Der Hintergrund zum Dialogverfahren: Im Januar 2020 veranstaltete das Bezirksamt ein Nachbarschaftsforum, an dem sich 500 Menschen beteiligten und zu Themen wie Essen, Gemeinschaft und Umfeld über 1.200 sogenannte Dialogbögen ausfüllten. Die Ergebnisse sind auf dialogverfahren-markthalle-neun.de öffentlich einsehbar.
Die Webseite ist allerdings nur noch bis Anfang März 2021 online.

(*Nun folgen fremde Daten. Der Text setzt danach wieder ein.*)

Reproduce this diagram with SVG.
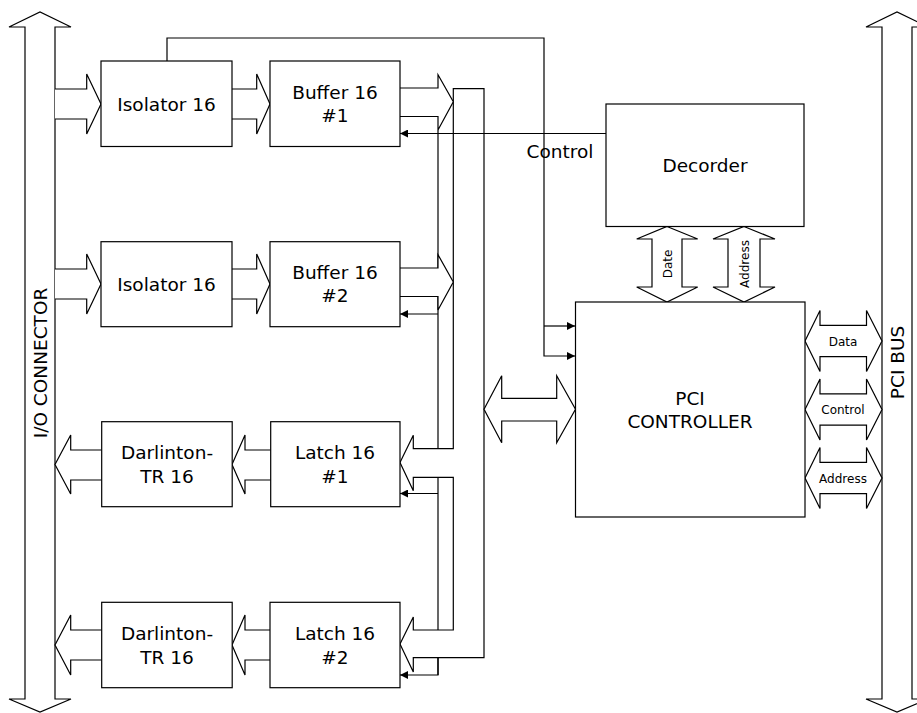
<svg xmlns="http://www.w3.org/2000/svg" width="917" height="713" viewBox="0 0 917 713">
<defs>
<marker id="ah" viewBox="0 0 8 8" refX="8" refY="4" markerWidth="8" markerHeight="8" markerUnits="userSpaceOnUse" orient="auto"><path d="M0,0 L8,4 L0,8 z" fill="#000"/></marker>
</defs>
<style>
.box{fill:#fff;stroke:#000;stroke-width:1.2}
.ln{fill:none;stroke:#000;stroke-width:1.2}
.arr{fill:#fff;stroke:#000;stroke-width:1.2;stroke-linejoin:miter}
text{font-family:"DejaVu Sans","Open Sans",sans-serif;fill:#000}
.t{font-size:18.5px;text-anchor:middle}
.s{font-size:12px;text-anchor:middle}
</style>
<rect x="0" y="0" width="917" height="713" fill="#fff"/>

<g id="io-connector">
<polygon class="arr" points="25,699 25,27 9,27 40,12 71,27 55,27 55,699 71,699 40,712 9,699"/>
<text class="t" transform="translate(47,363) rotate(-90)">I/O CONNECTOR</text>
</g>
<g id="pci-bus">
<polygon class="arr" points="882,699 882,27 866,27 897,12 928,27 912,27 912,699 928,699 897,712 866,699"/>
<text class="t" transform="translate(904,362.5) rotate(-90)">PCI BUS</text>
</g>

<g id="connectors">
<polyline class="ln" points="438,130 438,675"/>
<polygon class="arr" points="453.3,448.7 453.3,88.7 484,88.7 484,657.7 413.3,657.7 413.3,672 400,644 413.3,617 413.3,630 453.3,630 453.3,477.3 413.3,477.3 413.3,490.7 400,462.5 413.3,435.3 413.3,448.7"/>
<polyline class="arr" points="400,88 438,88 438,74.7 453.3,101.7 438,130 438,116.5 400,116.5"/>
<polyline class="arr" points="400,268 438,268 438,254.7 453.3,282 438,310 438,296.5 400,296.5"/>
<polyline class="ln" points="606,133.5 400,133.5" marker-end="url(#ah)"/>
<polyline class="ln" points="438,314 400,314" marker-end="url(#ah)"/>
<polyline class="ln" points="438,493.5 400,493.5" marker-end="url(#ah)"/>
<polyline class="ln" points="438,657.7 438,675 400,675" marker-end="url(#ah)"/>
<polyline class="ln" points="167,61 167,38 544,38 544,356 575,356" marker-end="url(#ah)"/>
<polyline class="ln" points="544,326 575,326" marker-end="url(#ah)"/>
<polyline class="arr" points="55,89 86.7,89 86.7,74 101,104 86.7,134 86.7,119 55,119"/>
<polyline class="arr" points="55,269 86.7,269 86.7,254 101,284 86.7,314 86.7,299 55,299"/>
<polyline class="arr" points="232,89 256.7,89 256.7,74 270,104 256.7,134 256.7,119 232,119"/>
<polyline class="arr" points="232,269 256.7,269 256.7,254 270,284 256.7,314 256.7,299 232,299"/>
<polyline class="arr" points="270.7,450 245,450 245,435 232,464.5 245,494 245,480 270.7,480"/>
<polyline class="arr" points="270,630 245,630 245,615 232,645 245,675 245,660 270,660"/>
<polyline class="arr" points="101.7,450 70.7,450 70.7,435 55,464.5 70.7,494 70.7,480 101.7,480"/>
<polyline class="arr" points="101.7,630 70.7,630 70.7,615 55,645 70.7,675 70.7,660 101.7,660"/>
<polygon class="arr" points="484,409.3 501.7,375.7 501.7,398.3 556.7,398.3 556.7,375.7 575.5,409.3 556.7,442.7 556.7,421 501.7,421 501.7,442.7"/>
<polygon class="arr" points="667,226.5 697.7,239 682,239 682,287 697.7,287 667,302 636.7,287 652,287 652,239 636.7,239"/>
<polygon class="arr" points="744,226.5 775,239 760,239 760,287 775,287 744,302 713,287 728,287 728,239 713,239"/>
<polygon class="arr" points="805,341 820,310.5 820,325.3 866.5,325.3 866.5,310.5 882,341 866.5,371.5 866.5,356.7 820,356.7 820,371.5"/>
<polygon class="arr" points="805,409.5 820,379 820,393.8 866.5,393.8 866.5,379 882,409.5 866.5,440 866.5,425.2 820,425.2 820,440"/>
<polygon class="arr" points="805,478 820,447.5 820,462.3 866.5,462.3 866.5,447.5 882,478 866.5,508.5 866.5,493.7 820,493.7 820,508.5"/>
<text class="t" x="560" y="158">Control</text>
<text class="s" transform="translate(671.5,264) rotate(-90)">Date</text>
<text class="s" transform="translate(748.5,264) rotate(-90)">Address</text>
<text class="s" x="843" y="345.5">Data</text>
<text class="s" x="843" y="414">Control</text>
<text class="s" x="843" y="482.5">Address</text>
</g>

<g id="isolator1"><rect class="box" x="101" y="61" width="131" height="85.5"/><text class="t" x="166.5" y="111">Isolator 16</text></g>
<g id="buffer1"><rect class="box" x="270" y="61" width="130" height="85.5"/><text class="t" x="335" y="99">Buffer 16<tspan x="335" dy="23">#1</tspan></text></g>
<g id="isolator2"><rect class="box" x="101" y="241.7" width="131" height="85"/><text class="t" x="166.5" y="291">Isolator 16</text></g>
<g id="buffer2"><rect class="box" x="270" y="241.7" width="130" height="85"/><text class="t" x="335" y="279">Buffer 16<tspan x="335" dy="23">#2</tspan></text></g>
<g id="darlington1"><rect class="box" x="101.7" y="421.7" width="130.5" height="85"/><text class="t" x="167" y="459">Darlinton-<tspan x="167" dy="24">TR 16</tspan></text></g>
<g id="latch1"><rect class="box" x="270.7" y="421.7" width="129.3" height="85"/><text class="t" x="335" y="459">Latch 16<tspan x="335" dy="24">#1</tspan></text></g>
<g id="darlington2"><rect class="box" x="101.7" y="602.3" width="130.5" height="85.4"/><text class="t" x="167" y="640">Darlinton-<tspan x="167" dy="24">TR 16</tspan></text></g>
<g id="latch2"><rect class="box" x="270" y="602.3" width="130" height="85.4"/><text class="t" x="335" y="640">Latch 16<tspan x="335" dy="24">#2</tspan></text></g>
<g id="decoder"><rect class="box" x="606" y="104" width="198" height="122.5"/><text class="t" x="705" y="172">Decorder</text></g>
<g id="pci-controller"><rect class="box" x="575.5" y="302" width="229.5" height="215"/><text class="t" x="690" y="405">PCI<tspan x="690" dy="23">CONTROLLER</tspan></text></g>
</svg>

Auch das kritisiert die Anwohnerinitiative sowie den Wegfall einer abschließenden Beteiligungswerkstatt („Diese hätte digital stattfinden können“).
Was sagt das Bezirksamt dazu? Die Ergebnisse sollen „im Sinne der Transparenz in jedem Fall auch danach weiterhin einsehbar bleiben“ – zum Beispiel „in Form einer PDF-Dokumentation“ auf berlin.de/ba-friedrichshain-kreuzberg.
- Zur Erinnerung, warum der Aldi aus der Halle raus sollte: Die Halle wurde von einer Senatsfirma an drei Unternehmer verkauft (hier das Konzept der Markthalle lesen). Die Betreiber hatten wiederum dem Discounter gekündigt, beriefen sich dabei auf vertragliche Absprachen mit dem Senat zum „kleinteiligen“ Handel auf den insgesamt 3500 Quadratmetern. Nach den Protesten zahlreicher Anwohner*innen zur Kündigung des Discounters schaltete sich das Bezirksamt mit der Organisation eines Dialogverfahrens ein. Die Betreiber ließen sich auf das Beteiligungsverfahren ein.